**INSTRUCTIONS FOR THE TASK**
Lift out all lines below that contain "this".

[Entries with chart source code]

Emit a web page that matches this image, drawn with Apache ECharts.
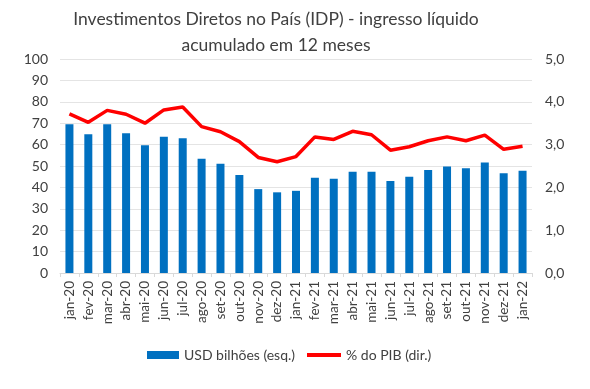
<!DOCTYPE html>
<html><head><meta charset="utf-8">
<script src="https://cdn.jsdelivr.net/npm/echarts@6/dist/echarts.min.js"></script>
<style>html,body{margin:0;padding:0;background:#fff}#c{width:590px;height:389px}</style>
</head><body><div id="c"></div>
<script>
const categories = ['jan-20','fev-20','mar-20','abr-20','mai-20','jun-20','jul-20','ago-20','set-20','out-20','nov-20','dez-20','jan-21','fev-21','mar-21','abr-21','mai-21','jun-21','jul-21','ago-21','set-21','out-21','nov-21','dez-21','jan-22'];
const usdBilhoes = [69.5,64.8,69.5,65.3,59.7,63.7,63.0,53.4,51.1,45.8,39.2,37.7,38.4,44.5,44.1,47.3,47.3,43.0,45.0,48.1,49.8,48.9,51.6,46.6,47.8];
const pctPIB = [3.72,3.52,3.80,3.71,3.50,3.81,3.88,3.42,3.30,3.07,2.70,2.60,2.72,3.18,3.12,3.31,3.23,2.87,2.95,3.09,3.18,3.09,3.22,2.89,2.96];
const leftTicks = [0,100,10];
const rightTicks = [0,5,1];
const titleLines = ['Investimentos Diretos no País (IDP) - ingresso líquido','acumulado em 12 meses'];
const font = 'Lato';
const chart = echarts.init(document.getElementById('c'));
chart.setOption({
  animation:false,
  textStyle:{fontFamily:font},
  graphic:[
    {type:'text',x:276,y:6,style:{text:titleLines.join('\n'),fontFamily:font,fontSize:17.5,lineHeight:26,fill:'#404040',align:'center',verticalAlign:'top'}}
  ],
  grid:{left:60,right:58,top:59,bottom:116},
  legend:[
    {left:142,top:343,itemGap:6,itemWidth:32,itemHeight:8,
     textStyle:{fontFamily:font,fontSize:14,color:'#404040'},
     data:[{name:'USD bilhões (esq.)',icon:'rect'}]},
    {left:302,top:343,itemGap:6,itemWidth:34,itemHeight:4,
     textStyle:{fontFamily:font,fontSize:14,color:'#404040'},
     data:[{name:'% do PIB (dir.)',icon:'rect'}]}
  ],
  xAxis:{type:'category',data:categories,
    axisLine:{lineStyle:{color:'#d9d9d9'}},axisTick:{show:true,length:4,lineStyle:{color:'#d9d9d9'}},
    axisLabel:{rotate:90,interval:0,fontSize:13.5,color:'#404040',margin:8}},
  yAxis:[{type:'value',min:leftTicks[0],max:leftTicks[1],interval:leftTicks[2],
    axisLabel:{fontSize:14,color:'#404040',margin:12},
    splitLine:{lineStyle:{color:'#e4e4e4'}},axisLine:{show:false},axisTick:{show:false}},
   {type:'value',min:rightTicks[0],max:rightTicks[1],interval:rightTicks[2],
    axisLabel:{fontSize:14,color:'#404040',margin:13,formatter:v=>v.toFixed(1).replace('.',',')},
    splitLine:{show:false},axisLine:{show:false},axisTick:{show:false}}],
  series:[
    {name:'USD bilhões (esq.)',type:'bar',data:usdBilhoes,barWidth:8,itemStyle:{color:'#0070c0'}},
    {name:'% do PIB (dir.)',type:'line',yAxisIndex:1,data:pctPIB,symbol:'none',
      lineStyle:{color:'#ff0000',width:3.5},itemStyle:{color:'#ff0000'}}
  ]
});
</script></body></html>
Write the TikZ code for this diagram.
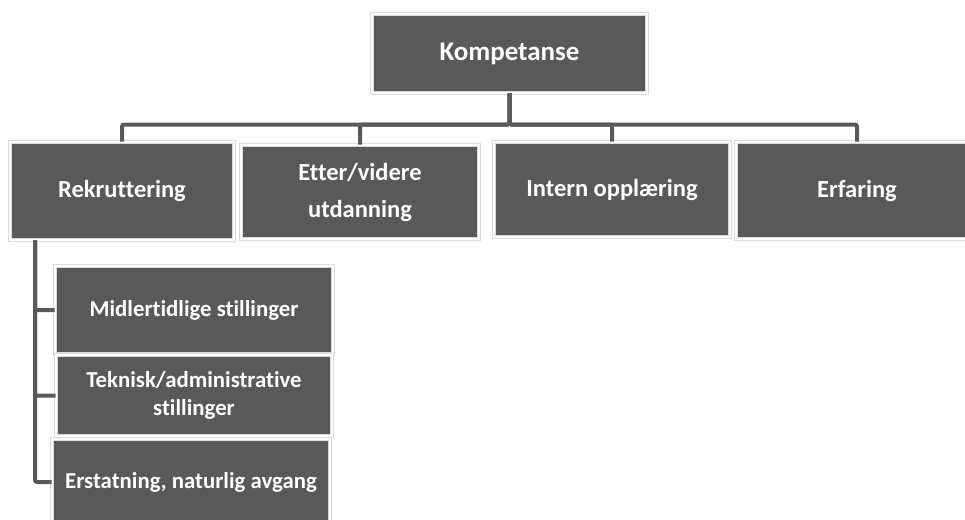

**OUTPUT**
Emit a web page that matches this image, drawn with Apache ECharts.
Write the TikZ code for this diagram.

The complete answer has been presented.